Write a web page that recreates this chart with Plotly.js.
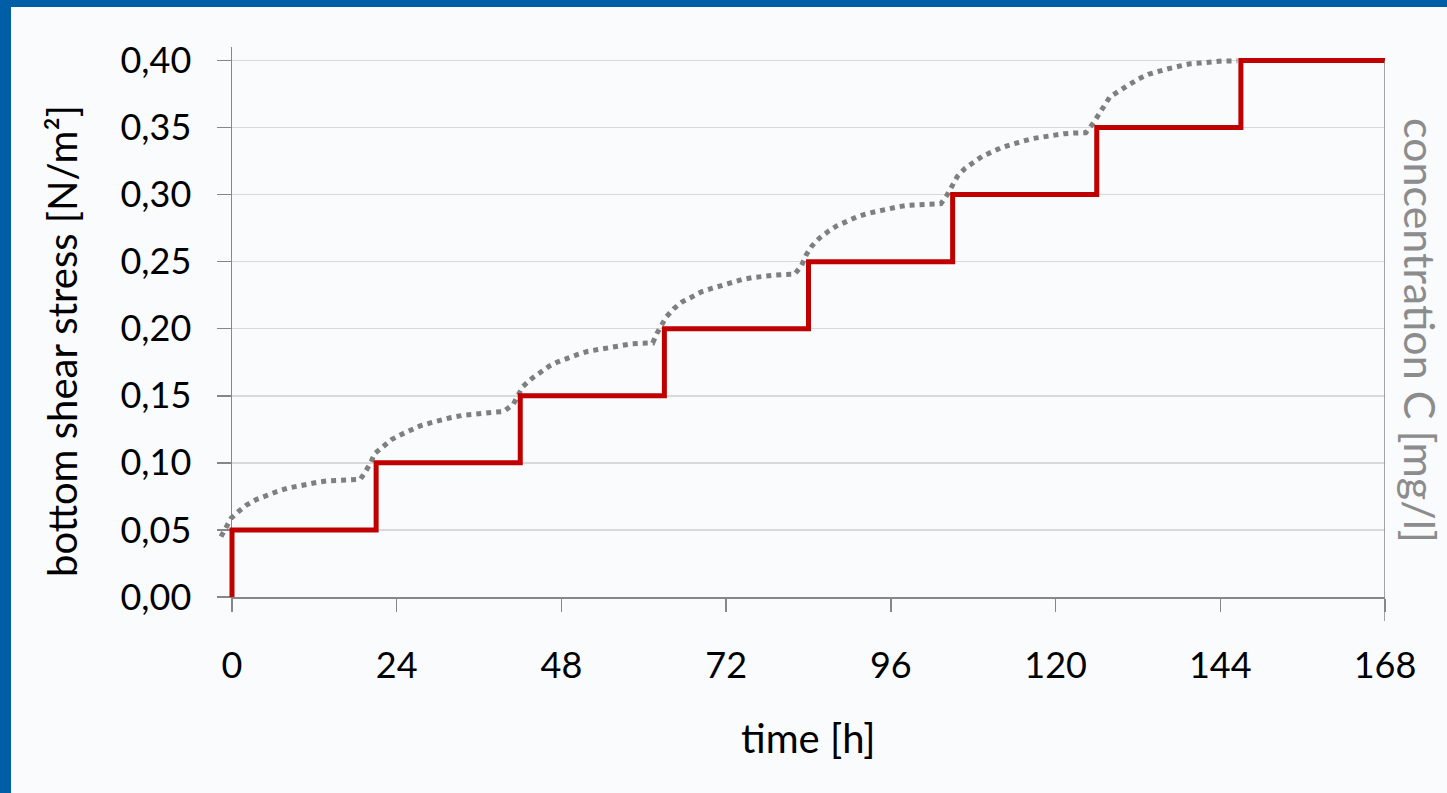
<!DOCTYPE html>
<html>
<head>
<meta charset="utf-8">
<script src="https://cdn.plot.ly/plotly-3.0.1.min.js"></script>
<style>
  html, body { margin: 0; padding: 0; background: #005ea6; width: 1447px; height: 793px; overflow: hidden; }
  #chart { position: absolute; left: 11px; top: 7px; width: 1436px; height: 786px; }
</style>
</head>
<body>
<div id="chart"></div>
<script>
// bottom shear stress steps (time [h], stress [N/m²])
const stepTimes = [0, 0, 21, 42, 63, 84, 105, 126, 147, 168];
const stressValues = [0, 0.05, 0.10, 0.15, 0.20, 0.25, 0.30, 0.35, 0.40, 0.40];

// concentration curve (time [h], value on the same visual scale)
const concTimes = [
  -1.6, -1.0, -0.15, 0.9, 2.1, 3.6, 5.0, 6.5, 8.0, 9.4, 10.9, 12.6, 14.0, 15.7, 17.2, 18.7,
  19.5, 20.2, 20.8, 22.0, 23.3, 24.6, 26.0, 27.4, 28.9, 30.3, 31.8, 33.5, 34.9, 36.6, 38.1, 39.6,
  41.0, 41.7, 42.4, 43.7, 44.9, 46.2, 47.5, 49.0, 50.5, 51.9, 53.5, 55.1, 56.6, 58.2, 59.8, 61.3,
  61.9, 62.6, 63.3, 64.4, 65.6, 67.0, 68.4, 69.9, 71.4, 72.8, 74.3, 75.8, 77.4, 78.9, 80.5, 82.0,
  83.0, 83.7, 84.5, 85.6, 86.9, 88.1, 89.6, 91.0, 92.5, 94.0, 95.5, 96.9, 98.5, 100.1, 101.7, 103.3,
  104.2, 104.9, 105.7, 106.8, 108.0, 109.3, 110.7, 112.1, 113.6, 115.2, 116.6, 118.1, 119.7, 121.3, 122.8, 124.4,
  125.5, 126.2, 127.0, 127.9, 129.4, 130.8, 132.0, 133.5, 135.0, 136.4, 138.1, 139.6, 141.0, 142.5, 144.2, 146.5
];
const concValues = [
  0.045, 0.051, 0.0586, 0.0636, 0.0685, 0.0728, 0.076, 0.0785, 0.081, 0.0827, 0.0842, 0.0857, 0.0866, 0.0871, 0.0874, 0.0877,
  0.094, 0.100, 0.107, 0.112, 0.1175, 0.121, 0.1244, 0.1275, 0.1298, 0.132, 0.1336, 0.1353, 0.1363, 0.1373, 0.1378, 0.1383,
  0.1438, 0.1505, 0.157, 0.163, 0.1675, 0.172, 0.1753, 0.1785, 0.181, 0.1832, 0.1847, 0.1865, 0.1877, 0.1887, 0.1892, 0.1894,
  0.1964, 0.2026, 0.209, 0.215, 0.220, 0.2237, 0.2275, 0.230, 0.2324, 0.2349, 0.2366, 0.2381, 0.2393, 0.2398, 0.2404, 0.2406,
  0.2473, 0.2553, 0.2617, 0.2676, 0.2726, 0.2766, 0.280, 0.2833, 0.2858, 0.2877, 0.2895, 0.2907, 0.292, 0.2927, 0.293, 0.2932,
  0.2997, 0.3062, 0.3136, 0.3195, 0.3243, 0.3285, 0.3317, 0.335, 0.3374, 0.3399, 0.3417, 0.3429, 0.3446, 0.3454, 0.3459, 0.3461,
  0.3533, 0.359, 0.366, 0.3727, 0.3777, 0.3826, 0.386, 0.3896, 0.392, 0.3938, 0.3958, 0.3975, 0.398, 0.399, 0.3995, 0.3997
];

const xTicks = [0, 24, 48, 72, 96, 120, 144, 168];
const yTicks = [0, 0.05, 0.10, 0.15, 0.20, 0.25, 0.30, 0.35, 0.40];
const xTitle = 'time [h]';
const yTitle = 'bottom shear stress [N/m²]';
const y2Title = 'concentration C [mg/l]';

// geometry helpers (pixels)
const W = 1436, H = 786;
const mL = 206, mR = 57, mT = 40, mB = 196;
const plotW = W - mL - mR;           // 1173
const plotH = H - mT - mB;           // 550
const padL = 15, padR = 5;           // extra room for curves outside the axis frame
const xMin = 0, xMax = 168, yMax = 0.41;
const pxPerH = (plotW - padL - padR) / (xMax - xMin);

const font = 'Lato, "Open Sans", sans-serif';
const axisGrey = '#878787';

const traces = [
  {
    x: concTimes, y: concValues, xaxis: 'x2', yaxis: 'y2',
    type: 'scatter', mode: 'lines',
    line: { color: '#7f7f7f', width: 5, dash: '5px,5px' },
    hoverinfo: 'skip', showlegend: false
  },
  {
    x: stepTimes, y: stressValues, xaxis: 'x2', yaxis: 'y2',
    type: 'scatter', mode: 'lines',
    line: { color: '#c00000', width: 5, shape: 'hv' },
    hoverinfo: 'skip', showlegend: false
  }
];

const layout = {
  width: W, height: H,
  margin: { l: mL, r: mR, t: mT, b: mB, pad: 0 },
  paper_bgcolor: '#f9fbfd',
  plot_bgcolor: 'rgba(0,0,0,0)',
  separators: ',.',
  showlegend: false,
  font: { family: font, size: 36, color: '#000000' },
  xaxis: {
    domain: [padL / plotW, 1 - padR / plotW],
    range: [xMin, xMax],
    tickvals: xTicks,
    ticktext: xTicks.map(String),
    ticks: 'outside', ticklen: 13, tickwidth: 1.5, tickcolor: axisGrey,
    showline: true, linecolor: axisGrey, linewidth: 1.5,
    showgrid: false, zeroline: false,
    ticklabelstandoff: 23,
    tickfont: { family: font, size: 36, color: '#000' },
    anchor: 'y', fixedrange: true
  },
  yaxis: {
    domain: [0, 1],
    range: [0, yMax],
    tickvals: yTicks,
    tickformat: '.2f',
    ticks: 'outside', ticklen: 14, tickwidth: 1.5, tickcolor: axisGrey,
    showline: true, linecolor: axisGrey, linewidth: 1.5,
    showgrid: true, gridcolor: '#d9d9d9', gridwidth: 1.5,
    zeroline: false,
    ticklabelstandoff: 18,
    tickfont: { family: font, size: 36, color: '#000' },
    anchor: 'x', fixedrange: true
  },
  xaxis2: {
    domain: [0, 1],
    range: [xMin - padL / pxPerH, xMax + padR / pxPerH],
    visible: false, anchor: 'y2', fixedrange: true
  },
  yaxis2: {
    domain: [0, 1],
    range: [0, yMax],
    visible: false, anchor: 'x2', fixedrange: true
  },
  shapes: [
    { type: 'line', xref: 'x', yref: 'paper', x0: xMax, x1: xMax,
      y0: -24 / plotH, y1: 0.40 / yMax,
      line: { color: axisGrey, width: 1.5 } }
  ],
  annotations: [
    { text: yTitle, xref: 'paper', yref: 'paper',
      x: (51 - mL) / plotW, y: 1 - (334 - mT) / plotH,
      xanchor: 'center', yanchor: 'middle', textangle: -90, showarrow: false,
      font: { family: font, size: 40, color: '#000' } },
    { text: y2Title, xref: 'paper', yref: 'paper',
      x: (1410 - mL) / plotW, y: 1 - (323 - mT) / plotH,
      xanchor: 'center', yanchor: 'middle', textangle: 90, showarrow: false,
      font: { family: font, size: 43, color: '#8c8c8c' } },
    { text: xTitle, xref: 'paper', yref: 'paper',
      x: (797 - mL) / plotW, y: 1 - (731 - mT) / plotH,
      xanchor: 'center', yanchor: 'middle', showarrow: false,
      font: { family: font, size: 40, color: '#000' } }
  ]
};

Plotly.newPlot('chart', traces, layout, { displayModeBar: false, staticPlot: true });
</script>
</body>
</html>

:::::

AIM: In the material above, show every line where the word "chart" turns up.

PROBLEM SOLUTION:
Write a web page that recreates this chart with Plotly.js.
  #chart { position: absolute; left: 11px; top: 7px; width: 1436px; height: 786px; }
<div id="chart"></div>
Plotly.newPlot('chart', traces, layout, { displayModeBar: false, staticPlot: true });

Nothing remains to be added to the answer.